Menasseh ben Israel (1604–1657), was born in Portugal to a Marrano family, and escaped in 1614 to Amsterdam where he became a renowned scholar, printer and diplomat.  In addition to his own prolific scholarly works, he founded the earliest Jewish printing press in Amsterdam (1626), where he published works in Hebrew, Yiddish, Latin, Spanish, Portuguese, Dutch and English. His broad theological expertise allowed him to present Judaism in a sympathetic manner acceptable to the Christian world. His writings proved especially influential in England, where Jews had been forbidden to settle, since their expulsion in the late 13th century. In 1650 Menasseh dedicated his work, The Hope of Israel, to the English Parliament in an effort to solicit their goodwill and thereby helped in bringing about the eventual readmission of the Jews to England.

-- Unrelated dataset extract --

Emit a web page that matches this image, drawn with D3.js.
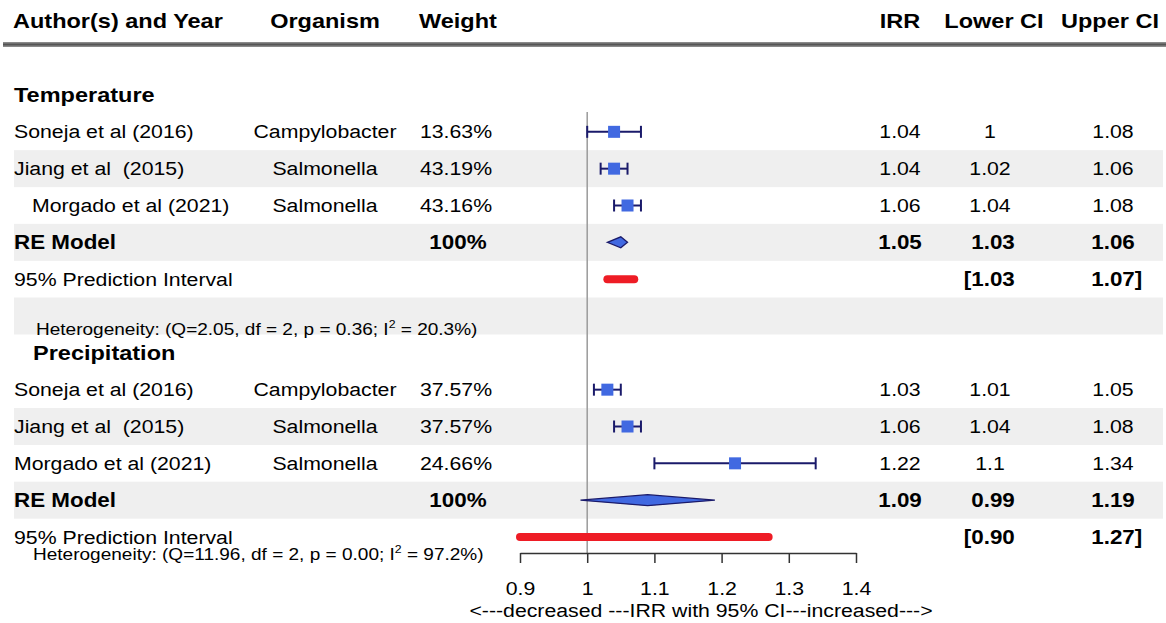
<!DOCTYPE html>
<html>
<head>
<meta charset="utf-8">
<script src="https://cdn.jsdelivr.net/npm/d3@7"></script>
<style>
  html, body { margin: 0; padding: 0; background: #fff; }
  svg text { font-family: "Liberation Sans", Arial, sans-serif; fill: #000; white-space: pre; }
</style>
</head>
<body>
<svg id="chart" width="1166" height="623"></svg>
<script>
// ---------------- data ----------------
const headers = ["Author(s) and Year", "Organism", "Weight", "IRR", "Lower CI", "Upper CI"];
const groups = ["Temperature", "Precipitation"];
const authors = ["Soneja et al (2016)", "Jiang et al  (2015)", "Morgado et al (2021)"];
const organisms = ["Campylobacter", "Salmonella", "Salmonella"];

const tempWeights = ["13.63%", "43.19%", "43.16%"];
const tempIRR = [1.04, 1.04, 1.06];
const tempLower = [1.00, 1.02, 1.04];
const tempUpper = [1.08, 1.06, 1.08];
const tempRE = [1.05, 1.03, 1.06];      // estimate, lower, upper
const tempPI = [1.03, 1.07];
const tempHet = ["Heterogeneity: (Q=2.05, df = 2, p = 0.36; I", "2", " = 20.3%)"];

const precWeights = ["37.57%", "37.57%", "24.66%"];
const precIRR = [1.03, 1.06, 1.22];
const precLower = [1.01, 1.04, 1.10];
const precUpper = [1.05, 1.08, 1.34];
const precRE = [1.09, 0.99, 1.19];
const precPI = [0.90, 1.27];
const precHet = ["Heterogeneity: (Q=11.96, df = 2, p = 0.00; I", "2", " = 97.2%)"];

const reLabel = "RE Model";
const reWeight = "100%";
const piLabel = "95% Prediction Interval";
const ticks = [0.9, 1, 1.1, 1.2, 1.3, 1.4];
const axisTitle = "<---decreased ---IRR with 95% CI---increased--->";

// ---------------- layout ----------------
const svg = d3.select("#chart");
const SX = 1.12;              // horizontal stretch of the original image text
const x = d3.scaleLinear().domain([0.9, 1.4]).range([520, 856]);
const row = d3.scaleLinear().domain([0, 12]).range([95, 537]);
const col = { author: 14, organism: 325, weight: 456, irr: 900, lower: 990, upper: 1113 };
const navy = "#1a1a6a", blue = "#4169e1", red = "#ee1c25";

function txt(xp, yp, s, o = {}) {
  const t = svg.append("text")
    .attr("transform", `translate(${xp},${yp}) scale(${SX},1)`)
    .attr("dy", "0.35em")
    .attr("text-anchor", o.anchor || "start")
    .style("font-size", (o.size || 19) + "px")
    .style("font-weight", o.bold ? "bold" : "normal")
    .text(s);
  return t;
}

// gray bands
[2, 4, 6, 9, 11].forEach(k => {
  svg.append("rect").attr("x", 14).attr("width", 1149)
    .attr("y", row(k) - 18.5).attr("height", 37).attr("fill", "#efefef");
});

// header line
svg.append("line").attr("x1", 3).attr("x2", 1166).attr("y1", 44.5).attr("y2", 44.5)
  .attr("stroke", "#8a8a8a").attr("stroke-width", 5);
svg.append("line").attr("x1", 3).attr("x2", 1166).attr("y1", 44.5).attr("y2", 44.5)
  .attr("stroke", "#555").attr("stroke-width", 2);

// headers
const hy = 21;
txt(13, hy, headers[0], { bold: true, size: 21 });
txt(col.organism, hy, headers[1], { bold: true, size: 21, anchor: "middle" });
txt(419, hy, headers[2], { bold: true, size: 21 });
txt(col.irr, hy, headers[3], { bold: true, size: 21, anchor: "middle" });
txt(994, hy, headers[4], { bold: true, size: 21, anchor: "middle" });
txt(1110, hy, headers[5], { bold: true, size: 21, anchor: "middle" });

// reference line at IRR = 1
svg.append("line").attr("x1", x(1)).attr("x2", x(1)).attr("y1", 112).attr("y2", 553)
  .attr("stroke", "#9a9a9a").attr("stroke-width", 1.5);

function fmt(v) { return String(+v.toFixed(2)); }

function drawGroup(start, gi, weights, irr, lo, up, re, pi, het, indents, hetX, hetY, labelX) {
  txt(labelX, row(start), groups[gi], { bold: true, size: 21 });
  authors.forEach((a, i) => {
    const yy = row(start + 1 + i);
    txt(col.author + indents[i], yy, a);
    txt(col.organism, yy, organisms[i], { anchor: "middle" });
    txt(col.weight, yy, weights[i], { anchor: "middle" });
    txt(col.irr, yy, fmt(irr[i]), { anchor: "middle" });
    txt(col.lower, yy, fmt(lo[i]), { anchor: "middle" });
    txt(col.upper, yy, fmt(up[i]), { anchor: "middle" });
    // CI line with caps
    svg.append("line").attr("x1", x(lo[i])).attr("x2", x(up[i])).attr("y1", yy).attr("y2", yy)
      .attr("stroke", navy).attr("stroke-width", 2);
    [lo[i], up[i]].forEach(v => svg.append("line").attr("x1", x(v)).attr("x2", x(v))
      .attr("y1", yy - 6).attr("y2", yy + 6).attr("stroke", navy).attr("stroke-width", 2));
    svg.append("rect").attr("x", x(irr[i]) - 6).attr("y", yy - 6).attr("width", 12).attr("height", 12)
      .attr("fill", blue);
  });
  // RE model
  const ry = row(start + 4);
  txt(col.author, ry, reLabel, { bold: true, size: 20 });
  txt(458, ry, reWeight, { bold: true, size: 20, anchor: "middle" });
  txt(col.irr, ry, fmt(re[0]), { bold: true, size: 20, anchor: "middle" });
  txt(col.lower + 3, ry, fmt(re[1]), { bold: true, size: 20, anchor: "middle" });
  txt(col.upper, ry, fmt(re[2]), { bold: true, size: 20, anchor: "middle" });
  svg.append("polygon")
    .attr("points", [[x(re[1]), ry], [x(re[0]), ry - 5.5], [x(re[2]), ry], [x(re[0]), ry + 5.5]].join(" "))
    .attr("fill", blue).attr("stroke", navy).attr("stroke-width", 1.3);
  // prediction interval
  const py = row(start + 5);
  txt(col.author, py, piLabel);
  const l = txt(col.lower + 3, py, pi[0].toFixed(2), { bold: true, size: 20, anchor: "middle" });
  const lw = l.node().getComputedTextLength() * SX;
  txt(col.lower + 3 - lw / 2, py, "[", { bold: true, size: 20, anchor: "end" });
  const u = txt(col.upper, py, pi[1].toFixed(2), { bold: true, size: 20, anchor: "middle" });
  const uw = u.node().getComputedTextLength() * SX;
  txt(col.upper + uw / 2, py, "]", { bold: true, size: 20 });
  svg.append("line").attr("x1", x(pi[0])).attr("x2", x(pi[1])).attr("y1", py).attr("y2", py)
    .attr("stroke", red).attr("stroke-width", 8).attr("stroke-linecap", "round");
  // heterogeneity
  const h = txt(hetX, hetY, "", { size: 17 });
  h.append("tspan").text(het[0]);
  h.append("tspan").attr("dy", -7).style("font-size", "11px").text(het[1]);
  h.append("tspan").attr("dy", 7).text(het[2]);
}

drawGroup(0, 0, tempWeights, tempIRR, tempLower, tempUpper, tempRE, tempPI, tempHet, [0, 0, 18], 36, 329, 14);
drawGroup(7, 1, precWeights, precIRR, precLower, precUpper, precRE, precPI, precHet, [0, 0, 0], 33, 554, 33);

// axis
const ax = svg.append("g").attr("transform", "translate(0,553)")
  .call(d3.axisBottom(x).tickValues(ticks).tickSize(10).tickSizeOuter(0).tickFormat(d => String(d)));
ax.select(".domain").attr("stroke", "#333").attr("stroke-width", 1.5);
ax.selectAll(".tick line").attr("stroke", "#333").attr("stroke-width", 1.5);
ax.selectAll(".tick text")
  .attr("y", 35).attr("dy", "0.35em")
  .attr("transform", `scale(${SX},1)`)
  .style("font-size", "19px").style("font-family", "Liberation Sans, Arial, sans-serif").attr("fill", "#000");
txt(701, 610, axisTitle, { anchor: "middle" });
</script>
</body>
</html>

This work describes the reported discovery, in the New World, of the Ten Lost Tribes of Israel. The work proved so popular that it was eventually printed in Spanish, Latin, Hebrew, Yiddish, English and in 1660, the first Dutch edition, dedicated to the elders of the Amsterdam Jewish community. The present lot however, is the only known extant copy of this first Dutch edition.

The handwritten notations indicate that this volume was passed down among the members of a Dutch Jewish family: Haim  ben Juda Vleeschouwer; Juda Elisha Vleeschouwer; Tirtsa [Vleeschouwer].